Si Y ne peut pas échanger de matériel génétique avec le X, il peut en échanger avec lui-même. A cause des palindromes, il arrive qu'il se forme un chromosome Y géant, susceptible de se casser pour former deux chromosomes pas toujours fonctionnels. En fonction de l'état du gène SRY, la personne peut avoir un sexe masculin ou féminin, et parfois même hybride : si, au cours d'une division, le chromosome se casse et qu'une cellule fille emmène un SRY fonctionnel, et l'autre pas, le patient peut avoir une gonade mâle et une gonade femelle ! Alors Y, responsable de tous les maux ? Des mutations de l'X engendrent aussi des maladies, essentiellement chez l'homme, puisque le Y apparié ne peut compenser ces anomalies.

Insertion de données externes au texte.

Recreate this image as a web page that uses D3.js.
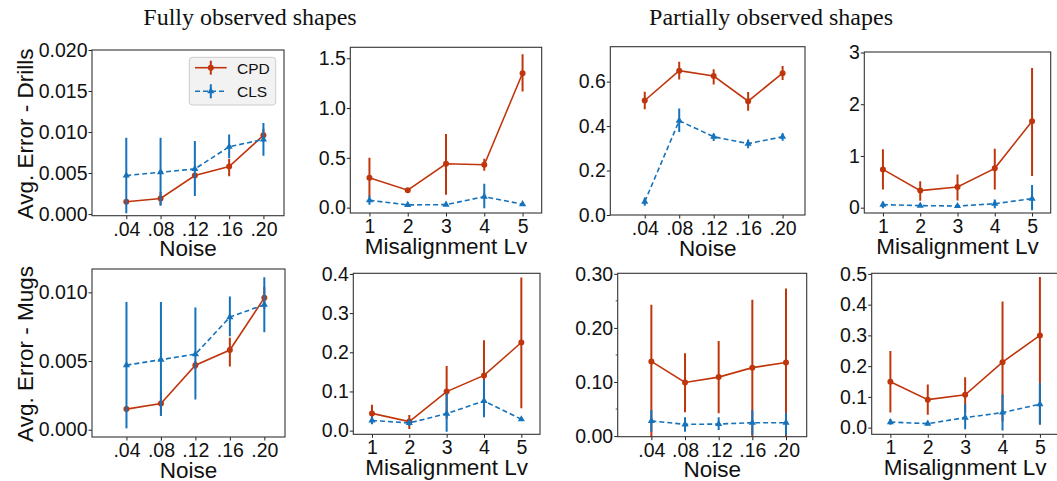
<!DOCTYPE html>
<html>
<head>
<meta charset="utf-8">
<script src="https://cdn.jsdelivr.net/npm/d3@7"></script>
<style>
  body { margin: 0; background: #fff; }
  text { font-family: "Liberation Sans", Arial, sans-serif; fill: #111; }
</style>
</head>
<body>
<svg id="fig" width="1057" height="481"></svg>
<script>
// x values / tick labels
const noiseLevels = [0.04, 0.08, 0.12, 0.16, 0.20];
const noiseLabels = [".04", ".08", ".12", ".16", ".20"];
const misLevels = [1, 2, 3, 4, 5];
const misLabels = ["1", "2", "3", "4", "5"];

// fully observed, noise (drills and mugs look identical)
const fullNoiseCPD   = [0.0015, 0.0019, 0.0047, 0.0058, 0.0096];
const fullNoiseCPDLo = [0.0013, 0.0011, 0.0044, 0.0046, 0.0088];
const fullNoiseCPDHi = [0.0017, 0.0027, 0.0050, 0.0067, 0.0104];
const fullNoiseCLS   = [0.0047, 0.0051, 0.0055, 0.0082, 0.0091];
const fullNoiseCLSLo = [0.0001, 0.0010, 0.0022, 0.0068, 0.0071];
const fullNoiseCLSHi = [0.0093, 0.0093, 0.0089, 0.0097, 0.0111];

// drills, fully observed, misalignment
const drillFullMisCPD   = [0.30, 0.175, 0.44, 0.43, 1.35];
const drillFullMisCPDLo = [0.11, 0.16, 0.13, 0.37, 1.165];
const drillFullMisCPDHi = [0.50, 0.19, 0.74, 0.49, 1.54];
const drillFullMisCLS   = [0.074, 0.027, 0.030, 0.11, 0.034];
const drillFullMisCLSLo = [0.03, 0.02, 0.02, -0.007, 0.028];
const drillFullMisCLSHi = [0.12, 0.035, 0.04, 0.24, 0.04];

// drills, partially observed, noise
const drillPartNoiseCPD   = [0.515, 0.649, 0.625, 0.512, 0.638];
const drillPartNoiseCPDLo = [0.476, 0.61, 0.587, 0.469, 0.607];
const drillPartNoiseCPDHi = [0.554, 0.689, 0.656, 0.553, 0.670];
const drillPartNoiseCLS   = [0.060, 0.424, 0.352, 0.321, 0.352];
const drillPartNoiseCLSLo = [0.042, 0.373, 0.333, 0.30, 0.334];
const drillPartNoiseCLSHi = [0.079, 0.479, 0.367, 0.34, 0.368];

// drills, partially observed, misalignment
const drillPartMisCPD   = [0.74, 0.33, 0.40, 0.76, 1.67];
const drillPartMisCPDLo = [0.35, 0.135, 0.14, 0.35, 0.61];
const drillPartMisCPDHi = [1.13, 0.51, 0.64, 1.14, 2.70];
const drillPartMisCLS   = [0.058, 0.040, 0.032, 0.077, 0.174];
const drillPartMisCLSLo = [-0.013, 0.02, 0.02, -0.01, -0.05];
const drillPartMisCLSHi = [0.116, 0.06, 0.045, 0.16, 0.44];

// mugs, fully observed, misalignment
const mugFullMisCPD   = [0.044, 0.023, 0.0996, 0.141, 0.225];
const mugFullMisCPDLo = [0.026, 0.004, 0.031, 0.053, 0.057];
const mugFullMisCPDHi = [0.066, 0.040, 0.165, 0.231, 0.391];
const mugFullMisCLS   = [0.026, 0.0196, 0.0434, 0.0757, 0.029];
const mugFullMisCLSLo = [0.016, 0.012, -0.003, 0.034, 0.026];
const mugFullMisCLSHi = [0.036, 0.027, 0.095, 0.129, 0.032];

// mugs, partially observed, noise
const mugPartNoiseCPD   = [0.138, 0.099, 0.109, 0.1265, 0.136];
const mugPartNoiseCPDLo = [-0.002, 0.044, 0.042, -0.002, -0.002];
const mugPartNoiseCPDHi = [0.243, 0.153, 0.176, 0.252, 0.273];
const mugPartNoiseCLS   = [0.028, 0.0216, 0.0222, 0.0247, 0.0247];
const mugPartNoiseCLSLo = [0.008, 0.008, 0.011, 0.002, 0.002];
const mugPartNoiseCLSHi = [0.048, 0.035, 0.0346, 0.048, 0.043];

// mugs, partially observed, misalignment
const mugPartMisCPD   = [0.149, 0.091, 0.107, 0.213, 0.300];
const mugPartMisCPDLo = [0.049, 0.042, 0.049, 0.02, 0.009];
const mugPartMisCPDHi = [0.249, 0.14, 0.164, 0.41, 0.49];
const mugPartMisCLS   = [0.018, 0.013, 0.0325, 0.049, 0.076];
const mugPartMisCLSLo = [0.009, 0.008, -0.005, -0.009, 0.011];
const mugPartMisCLSHi = [0.028, 0.018, 0.076, 0.108, 0.146];

const red = "#c0360c";
const blue = "#1572bb";

const svg = d3.select("#fig");

// panel layout (pixels) + which data goes where
const panels = [
  { id: "p1", left: 92, right: 284, top: 50, bottom: 215.7,
    xs: noiseLevels, xLabels: noiseLabels, xDomain: [0, 0.224], xTitle: "Noise",
    yDomain: [-0.0002, 0.020], yTicks: [0, 0.005, 0.010, 0.015, 0.020], yFmt: ".3f",
    yTitle: "Avg. Error - Drills", legend: true,
    cpd: [fullNoiseCPD, fullNoiseCPDLo, fullNoiseCPDHi], cls: [fullNoiseCLS, fullNoiseCLSLo, fullNoiseCLSHi] },
  { id: "p2", left: 350.3, right: 541.7, top: 47.3, bottom: 213,
    xs: misLevels, xLabels: misLabels, xDomain: [0.5, 5.5], xTitle: "Misalignment Lv",
    yDomain: [-0.054, 1.61], yTicks: [0, 0.5, 1.0, 1.5], yFmt: ".1f",
    cpd: [drillFullMisCPD, drillFullMisCPDLo, drillFullMisCPDHi], cls: [drillFullMisCLS, drillFullMisCLSLo, drillFullMisCLSHi] },
  { id: "p3", left: 610.3, right: 805, top: 46.7, bottom: 215,
    xs: noiseLevels, xLabels: noiseLabels, xDomain: [0, 0.226], xTitle: "Noise",
    yDomain: [0, 0.757], yTicks: [0, 0.2, 0.4, 0.6], yFmt: ".1f",
    cpd: [drillPartNoiseCPD, drillPartNoiseCPDLo, drillPartNoiseCPDHi], cls: [drillPartNoiseCLS, drillPartNoiseCLSLo, drillPartNoiseCLSHi] },
  { id: "p4", left: 864.3, right: 1050.7, top: 52, bottom: 213,
    xs: misLevels, xLabels: misLabels, xDomain: [0.5, 5.5], xTitle: "Misalignment Lv",
    yDomain: [-0.103, 3.01], yTicks: [0, 1, 2, 3], yFmt: "d",
    cpd: [drillPartMisCPD, drillPartMisCPDLo, drillPartMisCPDHi], cls: [drillPartMisCLS, drillPartMisCLSLo, drillPartMisCLSHi] },
  { id: "p5", left: 92, right: 285, top: 269, bottom: 437,
    xs: noiseLevels, xLabels: noiseLabels, xDomain: [0, 0.224], xTitle: "Noise",
    yDomain: [-0.00053, 0.0117], yTicks: [0, 0.005, 0.010], yFmt: ".3f",
    yTitle: "Avg. Error - Mugs",
    cpd: [fullNoiseCPD, fullNoiseCPDLo, fullNoiseCPDHi], cls: [fullNoiseCLS, fullNoiseCLSLo, fullNoiseCLSHi] },
  { id: "p6", left: 353.3, right: 540, top: 273.3, bottom: 434.3,
    xs: misLevels, xLabels: misLabels, xDomain: [0.5, 5.5], xTitle: "Misalignment Lv",
    yDomain: [-0.0094, 0.4017], yTicks: [0, 0.1, 0.2, 0.3, 0.4], yFmt: ".1f",
    cpd: [mugFullMisCPD, mugFullMisCPDLo, mugFullMisCPDHi], cls: [mugFullMisCLS, mugFullMisCLSLo, mugFullMisCLSHi] },
  { id: "p7", left: 617.7, right: 806.7, top: 273.3, bottom: 436.7,
    xs: noiseLevels, xLabels: noiseLabels, xDomain: [0, 0.2246], xTitle: "Noise",
    yDomain: [-0.0012, 0.301], yTicks: [0, 0.1, 0.2, 0.3], yFmt: ".2f", yMinor: [0.05, 0.15, 0.25],
    cpd: [mugPartNoiseCPD, mugPartNoiseCPDLo, mugPartNoiseCPDHi], cls: [mugPartNoiseCLS, mugPartNoiseCLSLo, mugPartNoiseCLSHi] },
  { id: "p8", left: 871.7, right: 1058.6, top: 273.3, bottom: 434.3,
    xs: misLevels, xLabels: misLabels, xDomain: [0.5, 5.5], xTitle: "Misalignment Lv",
    yDomain: [-0.0217, 0.502], yTicks: [0, 0.1, 0.2, 0.3, 0.4, 0.5], yFmt: ".1f",
    cpd: [mugPartMisCPD, mugPartMisCPDLo, mugPartMisCPDHi], cls: [mugPartMisCLS, mugPartMisCLSLo, mugPartMisCLSHi] }
];

// column titles
svg.append("text").attr("x", 250).attr("y", 25).attr("text-anchor", "middle")
  .style("font-family", "'Liberation Serif', 'DejaVu Serif', serif").style("font-size", "24px")
  .text("Fully observed shapes");
svg.append("text").attr("x", 771).attr("y", 25).attr("text-anchor", "middle")
  .style("font-family", "'Liberation Serif', 'DejaVu Serif', serif").style("font-size", "24px")
  .text("Partially observed shapes");

function drawSeries(g, x, y, xs, s, color, dashed, marker) {
  const [vals, lo, hi] = s;
  // error bars
  g.selectAll(null).data(vals).enter().append("line")
    .attr("x1", (d, i) => x(xs[i])).attr("x2", (d, i) => x(xs[i]))
    .attr("y1", (d, i) => y(lo[i])).attr("y2", (d, i) => y(hi[i]))
    .attr("stroke", color).attr("stroke-width", 2);
  const line = d3.line().x((d, i) => x(xs[i])).y(d => y(d));
  g.append("path").attr("d", line(vals))
    .attr("fill", "none").attr("stroke", color).attr("stroke-width", 1.6)
    .attr("stroke-dasharray", dashed ? "5,3" : null);
  if (marker === "circle") {
    g.selectAll(null).data(vals).enter().append("circle")
      .attr("cx", (d, i) => x(xs[i])).attr("cy", d => y(d)).attr("r", 3)
      .attr("fill", color);
  } else {
    const tri = d3.symbol().type(d3.symbolTriangle).size(22);
    g.selectAll(null).data(vals).enter().append("path")
      .attr("d", tri)
      .attr("transform", (d, i) => "translate(" + x(xs[i]) + "," + y(d) + ")")
      .attr("fill", color);
  }
}

panels.forEach(p => {
  const x = d3.scaleLinear().domain(p.xDomain).range([p.left, p.right]);
  const y = d3.scaleLinear().domain(p.yDomain).range([p.bottom, p.top]);
  const g = svg.append("g");

  g.append("clipPath").attr("id", "clip-" + p.id)
    .append("rect").attr("x", p.left).attr("y", p.top)
    .attr("width", p.right - p.left).attr("height", p.bottom - p.top);

  // axes
  const xa = g.append("g").attr("transform", "translate(0," + p.bottom + ")")
    .call(d3.axisBottom(x).tickValues(p.xs).tickFormat((d, i) => p.xLabels[i])
      .tickSize(3.5).tickPadding(2.5));
  const ya = g.append("g").attr("transform", "translate(" + p.left + ",0)")
    .call(d3.axisLeft(y).tickValues(p.yTicks).tickFormat(d3.format(p.yFmt))
      .tickSize(3.5).tickPadding(1));
  [xa, ya].forEach(a => {
    a.select(".domain").remove();
    a.selectAll("line").attr("stroke", "#222");
    a.selectAll("text").style("font-size", "19.5px").style("font-family", "'Liberation Sans', Arial, sans-serif").attr("fill", "#111");
  });
  if (p.yMinor) {
    g.selectAll(null).data(p.yMinor).enter().append("line")
      .attr("x1", p.left - 2).attr("x2", p.left)
      .attr("y1", d => y(d)).attr("y2", d => y(d))
      .attr("stroke", "#222").attr("stroke-width", 0.8);
  }

  // plot content
  const plot = g.append("g").attr("clip-path", "url(#clip-" + p.id + ")");
  drawSeries(plot, x, y, p.xs, p.cpd, red, false, "circle");
  drawSeries(plot, x, y, p.xs, p.cls, blue, true, "triangle");

  // frame
  g.append("rect").attr("x", p.left).attr("y", p.top)
    .attr("width", p.right - p.left).attr("height", p.bottom - p.top)
    .attr("fill", "none").attr("stroke", "#333").attr("stroke-width", 1.1);

  // axis titles
  g.append("text").attr("x", (p.left + p.right) / 2).attr("y", p.bottom + 40.5)
    .attr("text-anchor", "middle").style("font-size", "22.5px").text(p.xTitle);
  if (p.yTitle) {
    g.append("text")
      .attr("transform", "translate(33," + ((p.top + p.bottom) / 2 + 1) + ") rotate(-90)")
      .attr("text-anchor", "middle").style("font-size", "22.5px").text(p.yTitle);
  }

  if (p.legend) {
    const lg = g.append("g");
    lg.append("rect").attr("x", 189.3).attr("y", 57.3).attr("width", 86.4).attr("height", 47.7)
      .attr("rx", 3).attr("fill", "#f2f2f2").attr("stroke", "#cccccc").attr("stroke-width", 1);
    const entries = [
      { name: "CPD", color: red, dashed: false, marker: "circle", y: 67.7 },
      { name: "CLS", color: blue, dashed: true, marker: "triangle", y: 91.3 }
    ];
    entries.forEach(e => {
      lg.append("line").attr("x1", 195).attr("x2", 226.7).attr("y1", e.y).attr("y2", e.y)
        .attr("stroke", e.color).attr("stroke-width", 1.6)
        .attr("stroke-dasharray", e.dashed ? "5,3" : null);
      lg.append("line").attr("x1", 210.8).attr("x2", 210.8).attr("y1", e.y - 7).attr("y2", e.y + 7)
        .attr("stroke", e.color).attr("stroke-width", 2);
      if (e.marker === "circle") {
        lg.append("circle").attr("cx", 210.8).attr("cy", e.y).attr("r", 3).attr("fill", e.color);
      } else {
        lg.append("path").attr("d", d3.symbol().type(d3.symbolTriangle).size(22))
          .attr("transform", "translate(210.8," + e.y + ")").attr("fill", e.color);
      }
      lg.append("text").attr("x", 237).attr("y", e.y + 6).style("font-size", "15.5px").text(e.name);
    });
  }
});
</script>
</body>
</html>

Mais le Y présente bien des avantages pour étudier l'histoire humaine. Puisqu'il n'échange rien avec X, un garçon possède la copie exacte du chromosome Y de son père. On peut donc suivre de proche en proche la filiation entre individus mâles. C'est notamment cette propriété qui a permis de consolider l'hypothèse de l'origine africaine de l'homme moderne, Homo sapiens. Dans le même esprit, une étude, publiée dans PloS Biology le 19 janvier, s'est intéressée à l'origine de l'agriculture en Europe il y a dix mille ans. Serait-elle née de la migration de fermiers du Proche-Orient, ou d'un simple transfert de technologie aux chasseurs-cueilleurs qui habitaient nos régions ? Le Y est formel : sa diversité ne peut provenir que de la migration de peuples du Proche-Orient, qui auraient eu plus de succès auprès des femmes que les hommes locaux !
Séquence conservée, mais sans cesse en mouvement, structure capitale mais cause de maladies, l'apanage des hommes est, en tout cas, une source fertile de révélations.